I haven't really looked, though I have two hesitations about this.
One is that I don't have the same degree of confidence in the quality of the data we're seeing in the minors. We're 4-5xing the locations and putting them in places with less on hand resources and familiarity. Not even a statcast thing but the whole Iowa velocity ordeal last month is representative. I don't think they're junk, but I also think we should be careful to attribute bedrock certainty especially if the data is outside previous norms.
The other is more important, in that while I understand the impulse and think you could build an interesting scale based on these, I don't think it's doing the same thing the scouting scale intends. Ultimately all of the statcast data is outcomes.
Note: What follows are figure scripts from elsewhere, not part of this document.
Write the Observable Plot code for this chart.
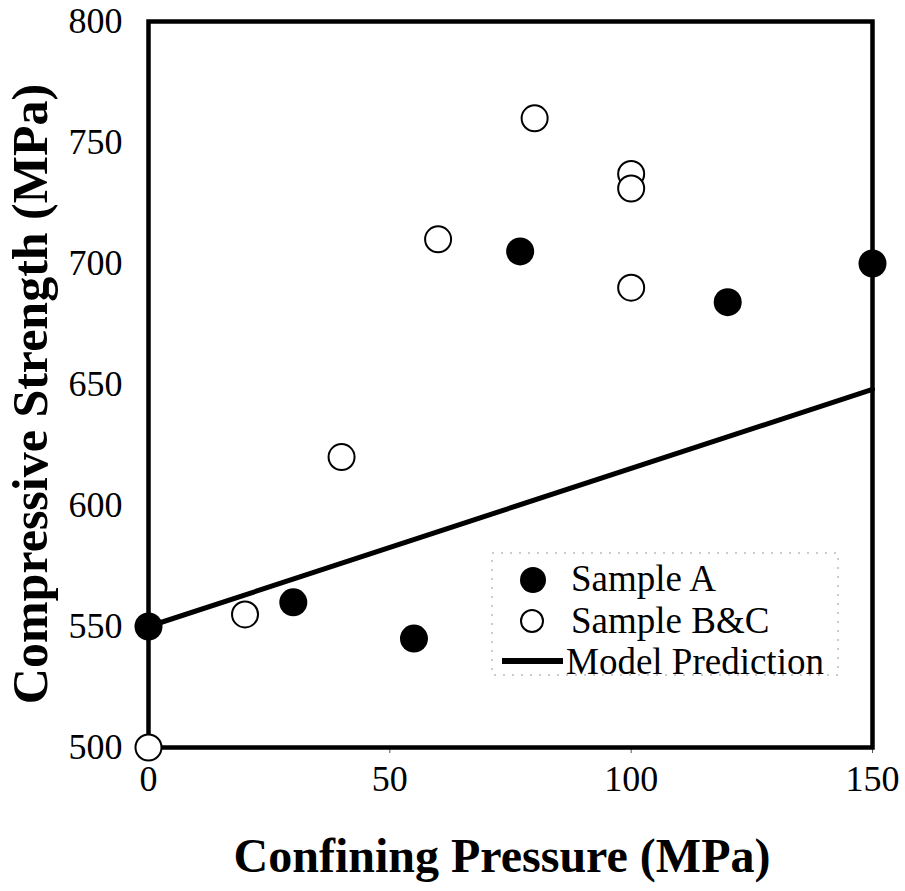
<!DOCTYPE html>
<html><head><meta charset="utf-8">
<script src="https://cdn.jsdelivr.net/npm/d3@7"></script>
<script src="https://cdn.jsdelivr.net/npm/@observablehq/plot@0.6"></script>
<style>
body{margin:0;background:#fff;}
#wrap{position:relative;width:905px;height:891px;font-family:"Liberation Serif","Times New Roman",serif;color:#000;}
.ytitle{position:absolute;left:30px;top:394px;transform:translate(-50%,-50%) rotate(-90deg);font-weight:bold;font-size:50px;line-height:1;white-space:nowrap;}
.xtitle{position:absolute;left:502px;top:856px;transform:translate(-50%,-50%);font-weight:bold;font-size:48px;line-height:1;white-space:nowrap;}
#legend{position:absolute;left:0;top:0;pointer-events:none;}
</style></head><body><div id="wrap"></div>
<script>
// Data
const sampleA_x = [0, 30, 55, 77, 120, 150];
const sampleA_y = [550, 560, 545, 705, 684, 700];
const sampleBC_x = [0, 20, 40, 60, 80, 100, 100, 100];
const sampleBC_y = [500, 555, 620, 710, 760, 737, 731, 690];
const model_x = [0, 150];
const model_y = [550, 648];
const xTicks = [0, 50, 100, 150];
const yTicks = [500, 550, 600, 650, 700, 750, 800];
const seriesNames = ["Sample A", "Sample B&C", "Model Prediction"];
const xTitle = "Confining Pressure (MPa)";
const yTitle = "Compressive Strength (MPa)";

const A = sampleA_x.map((x, i) => ({x, y: sampleA_y[i]}));
const BC = sampleBC_x.map((x, i) => ({x, y: sampleBC_y[i]}));
const model = model_x.map((x, i) => ({x, y: model_y[i]}));

const chart = Plot.plot({
  width: 905, height: 891,
  marginLeft: 148, marginRight: 33, marginTop: 21, marginBottom: 144,
  style: {fontFamily: '"Liberation Serif","Times New Roman",serif', background: "white", color: "black"},
  x: {domain: [0, 150]},
  y: {domain: [500, 800]},
  marks: [
    Plot.axisX({ticks: xTicks, tickSize: 6, tickPadding: 12, fontSize: 36, label: null, stroke: "#555"}),
    Plot.axisY({ticks: yTicks, tickSize: 0, tickPadding: 26, fontSize: 36, label: null}),
    Plot.line(model, {x: "x", y: "y", stroke: "black", strokeWidth: 5}),
    Plot.frame({stroke: "black", strokeWidth: 4.5}),
    Plot.dot(A, {x: "x", y: "y", r: 14, fill: "black"}),
    Plot.dot(BC, {x: "x", y: "y", r: 13, fill: "white", stroke: "black", strokeWidth: 2})
  ]
});
const wrap = document.getElementById("wrap");
wrap.appendChild(chart);

const yt = document.createElement("div"); yt.className = "ytitle"; yt.textContent = yTitle; wrap.appendChild(yt);
const xt = document.createElement("div"); xt.className = "xtitle"; xt.textContent = xTitle; wrap.appendChild(xt);

// Legend overlay
const lg = d3.select(wrap).append("svg").attr("id", "legend").attr("width", 905).attr("height", 891)
  .style("font-family", '"Liberation Serif","Times New Roman",serif');
lg.append("rect").attr("x", 492).attr("y", 553).attr("width", 346).attr("height", 122)
  .attr("fill", "none").attr("stroke", "#999").attr("stroke-width", 1).attr("stroke-dasharray", "2,7");
lg.append("circle").attr("cx", 533).attr("cy", 580).attr("r", 13).attr("fill", "black");
lg.append("circle").attr("cx", 532).attr("cy", 621).attr("r", 11).attr("fill", "white").attr("stroke", "black").attr("stroke-width", 2);
lg.append("line").attr("x1", 502).attr("x2", 563).attr("y1", 661).attr("y2", 661).attr("stroke", "black").attr("stroke-width", 6);
const ty = [591, 633, 674], tx = [571, 571, 566];
seriesNames.forEach((s, i) => lg.append("text").attr("x", tx[i]).attr("y", ty[i]).attr("font-size", 37).text(s));
</script></body></html>
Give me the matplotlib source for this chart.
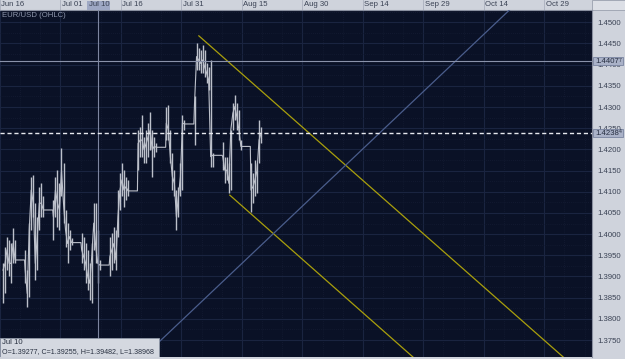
import matplotlib
matplotlib.use('Agg')
import matplotlib.pyplot as plt
import matplotlib.transforms as mtransforms
from matplotlib.patches import Rectangle
import pandas as pd

# EUR/USD half-day bars (06:00 and 18:00), first bar is Jun 16 18:00
trading_days = pd.bdate_range('2009-06-16', '2009-08-19')

highs = [1.3931,
         1.3970, 1.3994, 1.3986, 1.3978, 1.4014, 1.3986,
         1.3963, 1.3915, 1.4026, 1.4136, 1.4140, 1.4073, 1.4041, 1.4112, 1.4120, 1.4089,
         1.4081, 1.4136, 1.4151, 1.4120, 1.4203, 1.4167, 1.4057, 1.4026, 1.4010, 1.3990,
         1.4002, 1.3994, 1.3978, 1.3963, 1.3931, 1.3978, 1.4073, 1.4073, 1.4010, 1.3939,
         1.3994, 1.4002, 1.4018, 1.4010, 1.4104, 1.4144, 1.4167, 1.4151, 1.4136, 1.4128,
         1.4246, 1.4254, 1.4281, 1.4230, 1.4246, 1.4262, 1.4289, 1.4246, 1.4230, 1.4214,
         1.4301, 1.4305, 1.4246, 1.4191, 1.4151, 1.4104, 1.4112, 1.4167, 1.4281, 1.4270,
         1.4325, 1.4451, 1.4439, 1.4435, 1.4447, 1.4435, 1.4403, 1.4395, 1.4411, 1.4191,
         1.4218, 1.4183, 1.4183, 1.4167, 1.4246, 1.4309, 1.4329, 1.4309, 1.4293, 1.4222,
         1.4167, 1.4144, 1.4175, 1.4167, 1.4270, 1.4254]
lows = [1.3837,
        1.3860, 1.3915, 1.3900, 1.3884, 1.3931, 1.3931,
        1.3884, 1.3829, 1.3852, 1.4010, 1.4041, 1.3892, 1.3915, 1.4010, 1.4041, 1.4041,
        1.3986, 1.4041, 1.4018, 1.4010, 1.4089, 1.4026, 1.3970, 1.3931, 1.3963, 1.3974,
        1.3931, 1.3915, 1.3884, 1.3868, 1.3845, 1.3837, 1.3963, 1.3931, 1.3884, 1.3915,
        1.3900, 1.3915, 1.3931, 1.3915, 1.3994, 1.4057, 1.4089, 1.4065, 1.4081, 1.4089,
        1.4151, 1.4183, 1.4183, 1.4167, 1.4167, 1.4183, 1.4199, 1.4136, 1.4183, 1.4195,
        1.4222, 1.4222, 1.4167, 1.4104, 1.4089, 1.4010, 1.4041, 1.4089, 1.4104, 1.4246,
        1.4211, 1.4388, 1.4388, 1.4380, 1.4380, 1.4372, 1.4356, 1.4340, 1.4159, 1.4159,
        1.4151, 1.4120, 1.4128, 1.4096, 1.4104, 1.4246, 1.4270, 1.4246, 1.4222, 1.4199,
        1.4053, 1.4073, 1.4089, 1.4096, 1.4167, 1.4214]
closes = [1.3915,
          1.3931, 1.3963, 1.3931, 1.3931, 1.3978, 1.3939,
          1.3915, 1.3860, 1.4010, 1.4104, 1.4073, 1.3931, 1.3994, 1.4073, 1.4073, 1.4057,
          1.4041, 1.4104, 1.4073, 1.4057, 1.4151, 1.4073, 1.4010, 1.3978, 1.3994, 1.3980,
          1.3963, 1.3947, 1.3931, 1.3900, 1.3884, 1.3947, 1.4026, 1.3970, 1.3931, 1.3927,
          1.3947, 1.3963, 1.3978, 1.3939, 1.4041, 1.4104, 1.4128, 1.4104, 1.4112, 1.4102,
          1.4214, 1.4222, 1.4222, 1.4199, 1.4214, 1.4230, 1.4246, 1.4199, 1.4207, 1.4205,
          1.4262, 1.4246, 1.4183, 1.4136, 1.4120, 1.4041, 1.4089, 1.4136, 1.4262, 1.4260,
          1.4309, 1.4419, 1.4411, 1.4403, 1.4411, 1.4395, 1.4380, 1.4364, 1.4183, 1.4186,
          1.4183, 1.4151, 1.4151, 1.4120, 1.4246, 1.4285, 1.4301, 1.4277, 1.4246, 1.4207,
          1.4104, 1.4112, 1.4128, 1.4151, 1.4222, 1.4238]

# drawn objects (anchor date, price)
channel_upper = (['2009-08-04 07:40', '2009-11-02 16:30'], [1.4468, 1.3710])
channel_lower = (['2009-08-12 00:00', '2009-09-26 10:00'], [1.4092, 1.3710])
trend_line = (['2009-07-21 12:00', '2009-10-20 14:00'], [1.3710, 1.4531])
level_line = 1.44077
last_price = 1.42384
crosshair_time = '2009-07-10 10:00'
crosshair_text = 'O=1.39277, C=1.39255, H=1.39482, L=1.38968'

date_labels = ['2009-06-16', '2009-07-01', '2009-07-16', '2009-07-31', '2009-08-15',
               '2009-08-30', '2009-09-14', '2009-09-29', '2009-10-14', '2009-10-29']
price_ticks = [1.3750, 1.3800, 1.3850, 1.3900, 1.3950, 1.4000, 1.4050, 1.4100,
               1.4150, 1.4200, 1.4250, 1.4300, 1.4350, 1.4400, 1.4450, 1.4500]

BG = '#0a1126'
PANEL = '#cfd3dc'
TXT = '#3a4254'
FONT = 'Liberation Sans'
FS = 5.6
BAR = '#bcc0ca'

times = []
for d in trading_days:
    times.append(d + pd.Timedelta(hours=6))
    times.append(d + pd.Timedelta(hours=18))
times = times[1:]

# close line: hold the last close flat across weekend gaps
line_t, line_p = [], []
for i, t in enumerate(times):
    if i > 0 and (t - times[i - 1]) > pd.Timedelta(hours=13):
        line_t.append(t - pd.Timedelta(hours=4))
        line_p.append(closes[i - 1])
    line_t.append(t)
    line_p.append(closes[i])

fig = plt.figure(figsize=(6.25, 3.59), dpi=100, facecolor=PANEL)
ax = fig.add_axes([0, 2 / 359, 592 / 625, 347 / 359])
ax.set_facecolor(BG)
ax.set_xlim(pd.Timestamp('2009-06-16 16:20'), pd.Timestamp('2009-11-09 20:00'))
ax.set_ylim(1.3710, 1.4529)

# grid
major_x = pd.to_datetime(date_labels)
minor_x = pd.date_range('2009-06-16', '2009-11-10', freq='5D')
ax.set_xticks(major_x)
ax.set_xticks(minor_x, minor=True)
ax.set_yticks(price_ticks)
ax.set_yticks([p + 0.0025 for p in price_ticks], minor=True)
ax.grid(which='major', color='#1a2440', lw=0.8)
ax.grid(which='minor', color='#141c34', lw=0.6, ls=(0, (1, 1.5)))
ax.set_axisbelow(True)

ax.yaxis.tick_right()
ax.set_yticklabels(['%.4f' % p for p in price_ticks], fontsize=FS, color=TXT, family=FONT)
ax.tick_params(axis='y', which='both', length=0, pad=4)
ax.tick_params(axis='x', which='both', length=0, labelbottom=False)
for side in ['left', 'bottom']:
    ax.spines[side].set_visible(False)
for side in ['right', 'top']:
    ax.spines[side].set_color('#8a90a0')
    ax.spines[side].set_linewidth(0.8)

# price bars
ax.vlines(times, lows, highs, color=BAR, lw=1.0, zorder=3)
ax.plot(line_t, line_p, color=BAR, lw=0.8, zorder=3)

# drawings
ax.plot(pd.to_datetime(channel_upper[0]), channel_upper[1], color='#a99f0c', lw=0.9, zorder=4)
ax.plot(pd.to_datetime(channel_lower[0]), channel_lower[1], color='#a99f0c', lw=0.9, zorder=4)
ax.plot(pd.to_datetime(trend_line[0]), trend_line[1], color='#4a5d8c', lw=0.9, zorder=4)
ax.axhline(level_line, color='#8a92aa', lw=0.8, zorder=4)
ax.axhline(last_price, color='#e6e8ee', lw=1.0, ls=(0, (3, 2)), zorder=5)
ax.axvline(pd.Timestamp(crosshair_time), color='#7d85a0', lw=0.8, zorder=4)

ax.text(0.003, 0.985, 'EUR/USD (OHLC)', transform=ax.transAxes, fontsize=FS,
        color='#8e96ac', family=FONT, va='center', ha='left')

# header with dates
hdr = mtransforms.blended_transform_factory(ax.transData, fig.transFigure)
hy = 1 - 5 / 359
for d in major_x:
    ax.plot([d, d], [1 - 10 / 359, 1], transform=hdr, color='#aab0bd', lw=0.6, clip_on=False)
    ax.text(d + pd.Timedelta(hours=8), hy, d.strftime('%b %d'), transform=hdr, fontsize=FS,
            color=TXT, family=FONT, va='center', ha='left', clip_on=False)
ct = pd.Timestamp(crosshair_time)
ax.add_patch(Rectangle((ct - pd.Timedelta(hours=66), 1 - 10 / 359), pd.Timedelta(hours=132),
                       9 / 359, transform=hdr, facecolor='#9ea8c4', edgecolor='none',
                       clip_on=False, zorder=5))
ax.text(ct - pd.Timedelta(hours=56), hy, ct.strftime('%b %d'), transform=hdr, fontsize=FS,
        color=TXT, family=FONT, va='center', ha='left', clip_on=False, zorder=6)
fig.patches.append(Rectangle((592 / 625, 1 - 10 / 359), 33 / 625, 10 / 359,
                             transform=fig.transFigure, facecolor='#dcdfe6',
                             edgecolor='#9aa0ae', lw=0.6, zorder=-1))

# price marker boxes on the right axis (4 decimals + small fifth digit)
rt = mtransforms.blended_transform_factory(ax.transAxes, ax.transData)
for price in [level_line, last_price]:
    s = '%.5f' % price
    ax.add_patch(Rectangle((1.002, price - 0.00092), 0.05, 0.00184, transform=rt,
                           facecolor='#aab2c8', edgecolor='#7a84a0', lw=0.6,
                           clip_on=False, zorder=6))
    ax.text(1.0065, price, s[:-1], transform=rt, fontsize=FS, color='#262e40',
            family=FONT, va='center', ha='left', clip_on=False, zorder=7)
    ax.text(1.0455, price + 0.0003, s[-1], transform=rt, fontsize=3.8, color='#262e40',
            family=FONT, va='center', ha='left', clip_on=False, zorder=7)

# crosshair info box
ax.add_patch(Rectangle((0, 0), 159 / 592, 19 / 347, transform=ax.transAxes,
                       facecolor='#d4d8e0', edgecolor='#9098a8', lw=0.6, zorder=8))
ax.text(2 / 592, 14 / 347, ct.strftime('%b %d'), transform=ax.transAxes, fontsize=FS,
        color='#283040', family=FONT, va='center', ha='left', zorder=9)
ax.text(2 / 592, 5 / 347, crosshair_text, transform=ax.transAxes, fontsize=5.1,
        color='#283040', family=FONT, va='center', ha='left', zorder=9)

fig.savefig('out.png', dpi=100, facecolor=PANEL)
More granular outcomes than counting RBI or looking at BABIP or errors, but still they are results that translate imperfectly when we have to understand expectations 2, 3, 4 levels above. Can I use Max EV to see if someone's FV on the power scale is too high? Probably, there are some guardrails that are likely useful checks. But the point of the scouting scale is to use information that is outside of outcomes/results to contextualize and evaluate how well certain things will translate when facing MLB pitchers/hitters, or at physical maturity, or when certain mechanics get another 12-36 months of pro instruction. Think of how often there are pitchers that see leaps in either raw stuff or performance when they learn new pitches, sequencing, or find a mechanical tweak that cuts down walks by making their delivery more repeatable. As metrics get better we need to lean on that part of the evaluation less, and that's a good thing. But I don't think that need for subjective evaluation vanishes entirely, or at least certainly not based on anything we have access to as the viewing public.